Entende-se, ao contrário, como integrismo a posição religiosa e política segundo a qual os próprios princípos religiosos devam se tornar ao mesmo tempo modelo de vida política e fonte das leis do Estado.

Se o fundamentalismo é, em princípio, conservador, existem Integrismos que se dizem revolucionários e progressistas. Há movimentos católicos integristas que não são fundamentalistas, que se batem por uma sociedade totalmente inspirada em princípios religiosos sem, nem por isso, impor uma interpretação literal das Escrituras, e talvez até prontos a aceitar uma telogia à Teilhard de Chardin. Existem, contudo, formas extremas de integrismo que se tornam regimes teocráticos, e acabam se ligando ao fundamentalismo. Esse parece ser o caso do regime do Taleban, com suas escolas do Corão (corânicas). Em toda forma de integrismo existe uma certa dose de intolerância para com quem não compartilha de suas idéias, mas essa dose atinge seu ponto máximo nos fundamentalismos e integrismos teocráticos.

Um regime teocrático é fatalmente totalitário, mas nem todos os regimes totalitários são teocráticos (no sentido de substituir a religião por uma filosofia dominante, como o nazismo ou o comunismo soviético).

Racismo – E o racismo?
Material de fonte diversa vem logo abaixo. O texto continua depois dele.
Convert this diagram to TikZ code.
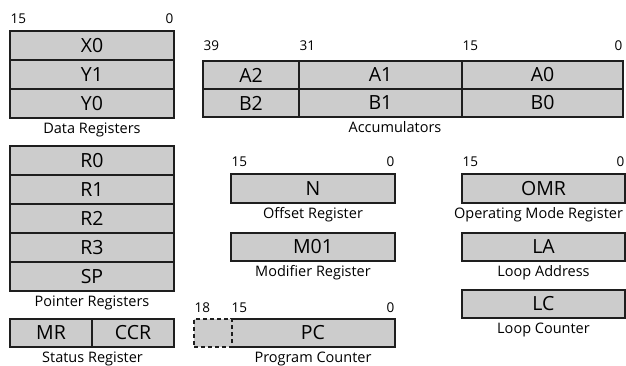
\documentclass[tikz,border=0pt]{standalone}
\usepackage{fontspec}
\setmainfont{Open Sans}
\usetikzlibrary{positioning}
\definecolor{regfill}{RGB}{204,204,204}
\definecolor{ink}{RGB}{30,30,30}
\tikzset{
  reg/.style={draw=ink,fill=regfill,line width=1.1pt,minimum width=#1,
    minimum height=29pt,inner sep=0pt,font=\fontsize{19.5}{19.5}\selectfont},
  reg/.default=164pt,
  ghost/.style={reg=38pt,dash pattern=on 4pt off 3pt,minimum height=28pt},
  bit/.style={inner sep=0pt,font=\fontsize{13.5}{13.5}\selectfont},
  regcap/.style={inner sep=0pt,anchor=base,font=\fontsize{14.5}{14.5}\selectfont},
}

\begin{document}
\begin{tikzpicture}[x=1pt,y=-1pt]
  \useasboundingbox (0,0) rectangle (626,366);
  % data registers
  \foreach \r [count=\i from 0] in {X0,Y1,Y0}
    \node[reg] (d\i) at (92,45.5+29*\i) {\r};
  \node[bit,anchor=base west] at ([xshift=1pt,yshift=7pt]d0.north west) {15};
  \node[bit,anchor=base east] at ([xshift=-1pt,yshift=7pt]d0.north east) {0};
  \node[regcap] at ([yshift=-15pt]d2.south) {Data Registers};
  % accumulators
  \foreach \n/\x/\w in {2/251/96,1/380.5/163,0/542.5/161} {
    \node[reg=\w pt,minimum height=28pt] (a\n) at (\x,75) {A\n};
    \node[reg=\w pt,minimum height=28pt] (b\n) at (\x,103) {B\n};
  }
  \node[bit,anchor=base west] at ([xshift=1pt,yshift=10pt]a2.north west) {39};
  \node[bit,anchor=base west] at ([xshift=1pt,yshift=10pt]a1.north west) {31};
  \node[bit,anchor=base west] at ([xshift=1pt,yshift=10pt]a0.north west) {15};
  \node[bit,anchor=base east] at ([xshift=-1pt,yshift=10pt]a0.north east) {0};
  \node[regcap] at (395,133) {Accumulators};
  % pointer registers
  \foreach \r [count=\i from 0] in {R0,R1,R2,R3,SP}
    \node[reg] (p\i) at (92,160.5+29*\i) {\r};
  \node[regcap] at ([yshift=-15pt]p4.south) {Pointer Registers};
  % status register
  \node[reg=82pt,minimum height=28pt] (mr) at (51,333) {MR};
  \node[reg=82pt,minimum height=28pt] (ccr) at (133,333) {CCR};
  \node[regcap] at ([yshift=-15pt]mr.south east) {Status Register};
  % offset / modifier
  \node[reg] (n) at (313,188.5) {N};
  \node[bit,anchor=base west] at ([xshift=1pt,yshift=7pt]n.north west) {15};
  \node[bit,anchor=base east] at ([xshift=-1pt,yshift=7pt]n.north east) {0};
  \node[regcap] at ([yshift=-15pt]n.south) {Offset Register};
  \node[reg,minimum height=28pt] (m01) at (313,247) {M01};
  \node[regcap] at ([yshift=-15pt]m01.south) {Modifier Register};
  % program counter
  \node[reg,minimum height=28pt] (pc) at (313,333) {PC};
  \node[ghost] (ext) at (213,333) {};
  \node[bit,anchor=base west] at ([xshift=1pt,yshift=6pt]ext.north west) {18};
  \node[bit,anchor=base west] at ([xshift=1pt,yshift=6pt]pc.north west) {15};
  \node[bit,anchor=base east] at ([xshift=-1pt,yshift=6pt]pc.north east) {0};
  \node[regcap] at ([yshift=-15pt]pc.south) {Program Counter};
  % mode and loop registers
  \node[reg=163pt] (omr) at (543.5,188.5) {OMR};
  \node[bit,anchor=base west] at ([xshift=1pt,yshift=7pt]omr.north west) {15};
  \node[bit,anchor=base east] at ([xshift=-1pt,yshift=7pt]omr.north east) {0};
  \node[regcap] at ([xshift=-5pt,yshift=-15pt]omr.south) {Operating Mode Register};
  \node[reg=163pt,minimum height=28pt] (la) at (543.5,247) {LA};
  \node[regcap] at ([yshift=-15pt]la.south) {Loop Address};
  \node[reg=163pt,minimum height=28pt] (lc) at (543.5,304) {LC};
  \node[regcap] at ([yshift=-15pt]lc.south) {Loop Counter};
\end{tikzpicture}
\end{document}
Parecerá curioso, mas grande parte do integrismo islâmico, se bem que antiocidental e anti-semita, não pode ser chamado de "racista" no sentido do nazismo, por odiar uma só raça (os hebreus) ou um Estado que não representa uma raça (os Estados Unidos), mas não se reconhece como "raça eleita", embora aceite como "eleitos" todos os adeptos da mesma religião, ainda que de outras raças.

O racismo nazista era certamente totalitário, mas não havia nada de fundamentalista na doutrina da raça (que substituía o livro sagrado pela pseudociência ariana).
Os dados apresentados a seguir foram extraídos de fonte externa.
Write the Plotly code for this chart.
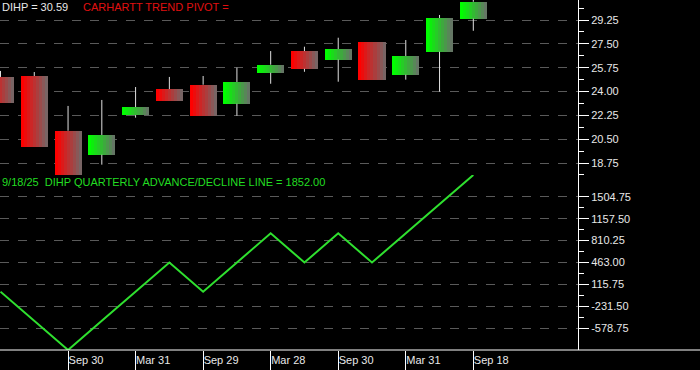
import plotly.graph_objects as go

# ---- data ----
dates = ["2022-03-31", "2022-06-30", "2022-09-30", "2022-12-30", "2023-03-31",
         "2023-06-30", "2023-09-29", "2023-12-29", "2024-03-28", "2024-06-28",
         "2024-09-30", "2024-12-31", "2025-03-31", "2025-06-30", "2025-09-18"]
opens  = [25.07, 25.14, 21.12, 19.36, 22.27, 24.18, 24.50, 23.10, 25.38, 26.97, 26.34, 27.63, 25.23, 26.92, 29.35]
highs  = [25.51, 25.43, 22.94, 23.38, 24.33, 25.07, 25.14, 25.75, 26.97, 27.29, 27.95, 27.63, 27.78, 29.62, 30.72]
lows   = [23.18, 19.95, 17.87, 18.63, 22.08, 23.32, 22.22, 22.22, 24.57, 25.45, 24.72, 24.87, 24.87, 23.99, 28.46]
closes = [23.18, 19.95, 17.87, 20.81, 22.86, 23.32, 22.22, 24.70, 25.97, 25.67, 27.12, 24.87, 26.61, 29.40, 30.59]
ad_line = [0, -463, -926, -463, 0, 463, 0, 463, 926, 463, 926, 463, 926, 1389, 1852]

tick_dates = ["2022-09-30", "2023-03-31", "2023-09-29", "2024-03-28", "2024-09-30", "2025-03-31", "2025-09-18"]
tick_labels = ["Sep 30", "Mar 31", "Sep 29", "Mar 28", "Sep 30", "Mar 31", "Sep 18"]

W, H = 700, 370
FONT = "Liberation Sans, Arial, sans-serif"

fig = go.Figure()

# wicks (upper and lower segments, drawn outside bodies)
wx, wy = [], []
for d, o, h, l, c in zip(dates, opens, highs, lows, closes):
    top, bot = max(o, c), min(o, c)
    if h > top:
        wx += [d, d, None]; wy += [top, h, None]
    if l < bot:
        wx += [d, d, None]; wy += [l, bot, None]
fig.add_trace(go.Scatter(x=wx, y=wy, mode="lines", line=dict(color="#e0e0e0", width=1),
                         xaxis="x2", yaxis="y2", hoverinfo="skip", showlegend=False))

# bodies with horizontal gradient (several strips)
N = 9
BW = 0.8
def lerp(a, b, t):
    return tuple(int(round(a[i] + (b[i] - a[i]) * t)) for i in range(3))
for i in range(N):
    t = i / (N - 1)
    for up in (True, False):
        idx = [k for k in range(len(dates)) if (closes[k] >= opens[k]) == up]
        if not idx:
            continue
        c0 = (0, 255, 0) if up else (255, 0, 0)
        c1 = (100, 118, 100) if up else (120, 100, 100)
        col = "rgb(%d,%d,%d)" % lerp(c0, c1, t)
        fig.add_trace(go.Bar(
            x=[dates[k] for k in idx],
            y=[abs(closes[k] - opens[k]) for k in idx],
            base=[min(closes[k], opens[k]) for k in idx],
            width=BW / N * 1.02, offset=-BW / 2 + i * BW / N,
            marker=dict(color=col, line=dict(width=0)),
            xaxis="x2", yaxis="y2", hoverinfo="skip", showlegend=False))

# advance/decline line
fig.add_trace(go.Scatter(x=dates, y=ad_line, mode="lines", line=dict(color="#2fe02f", width=2),
                         xaxis="x", yaxis="y", hoverinfo="skip", showlegend=False))

xd = [0, 578 / W]
low_dom = [20 / H, 195 / H]
top_dom = [195 / H, 1.0]
xr = [-0.015, 17.1]

ad_major = [-578.75, -231.5, 115.75, 463.0, 810.25, 1157.5, 1504.75]
ad_minor = [(a + b) / 2 for a, b in zip(ad_major[:-1], ad_major[1:])]

fig.update_layout(
    width=W, height=H, margin=dict(l=0, r=0, t=0, b=0),
    paper_bgcolor="black", plot_bgcolor="black",
    barmode="overlay", bargap=0, showlegend=False,
    font=dict(family=FONT, size=11, color="#e8e8e8"),
    xaxis=dict(domain=xd, anchor="y", type="category", categoryorder="array", categoryarray=dates,
               range=xr, tickmode="array", tickvals=tick_dates, ticktext=tick_labels,
               ticks="outside", ticklen=20, tickcolor="white", tickwidth=1,
               ticklabelposition="outside right", showgrid=False, showline=False, zeroline=False,
               tickfont=dict(size=11, color="#e8e8e8")),
    xaxis2=dict(domain=xd, anchor="y2", type="category", categoryorder="array", categoryarray=dates,
                range=xr, matches="x", showticklabels=False, ticks="", showgrid=False,
                showline=False, zeroline=False),
    yaxis=dict(domain=low_dom, anchor="x", side="right", range=[-926, 1852],
               tickmode="array", tickvals=ad_major, ticktext=["%.2f" % v for v in ad_major],
               ticks="outside", ticklen=10, tickcolor="white", tickwidth=1,
               showline=True, linecolor="white", linewidth=1,
               showgrid=True, gridcolor="#5a5a5a", griddash="dash", gridwidth=1, zeroline=False,
               minor=dict(tickvals=ad_minor, ticks="outside", ticklen=5, tickcolor="white", showgrid=False),
               tickfont=dict(size=11, color="#e8e8e8")),
    yaxis2=dict(domain=top_dom, anchor="x2", side="right", range=[17.87, 30.72],
                tickmode="linear", tick0=18.75, dtick=1.75, tickformat=".2f",
                ticks="outside", ticklen=10, tickcolor="white", tickwidth=1,
                showline=True, linecolor="white", linewidth=1,
                showgrid=True, gridcolor="#5a5a5a", griddash="dash", gridwidth=1, zeroline=False,
                minor=dict(tick0=18.75, dtick=0.875, ticks="outside", ticklen=5, tickcolor="white", showgrid=False),
                tickfont=dict(size=11, color="#e8e8e8")),
    shapes=[dict(type="line", xref="paper", yref="paper", x0=0, x1=1, y0=20 / H, y1=20 / H,
                 line=dict(color="white", width=1))],
    annotations=[
        dict(text="DIHP = 30.59", xref="paper", yref="paper", x=0, y=1 - 7 / H,
             xanchor="left", yanchor="middle", showarrow=False, font=dict(size=11, color="#e8e8e8")),
        dict(text="CARHARTT TREND PIVOT =", xref="paper", yref="paper", x=81 / W, y=1 - 7 / H,
             xanchor="left", yanchor="middle", showarrow=False, font=dict(size=11, color="#e01010")),
        dict(text="9/18/25  DIHP QUARTERLY ADVANCE/DECLINE LINE = 1852.00", xref="paper", yref="paper",
             x=0, y=1 - 182 / H, xanchor="left", yanchor="middle", showarrow=False,
             font=dict(size=11, color="#22dd22")),
    ],
)

fig.write_html("out.html")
E a intolerância? Ela se reduz a essas diferenças e semelhanças entre fundamentalismo, integrismo, racismo, teocracia e totalitarismo? Existem formas de intolerância que não são racistas (como a perseguição aos heréticos ou a intolerância da ditadura para com seus opositores), existem formas de racismo não intolerantes ("não tenho nada contra os negros; desde que trabalhem e conheçam seu lugar, eles podem ficar consoco, mas não gostaria que minha filha casasse com um deles") e existem formas de intolerância e racismo difuso mesmo entre pessoas que se julgam não teocráticas, não fundamentalistas, não integristas – e temos tido provas disso nestes dias.

Fundamentalismo, integrismo e racismo pseudocientífico são posições teóricas que pressupõem uma doutrina. A intolerância e o racismo populares se colocam antes de qualquer doutrina. Têm raízes biológicas, manifestam-se nos animais como territorialidade, fundamentam-se em reações emocionais (não suportam os que são diferentes deles).

Poder-se-á dizer que, com estas poucas observações, não contribuí para esclarecer as idéias, mas sim para confundi-las. Mas não sou eu que confundo as idéias. O que acontece é que temos de discutir idéias confusas – e é melhor entender que elas são confusas, para melhor refletir sobre elas.



* Umberto Eco é semiólogo e escritor.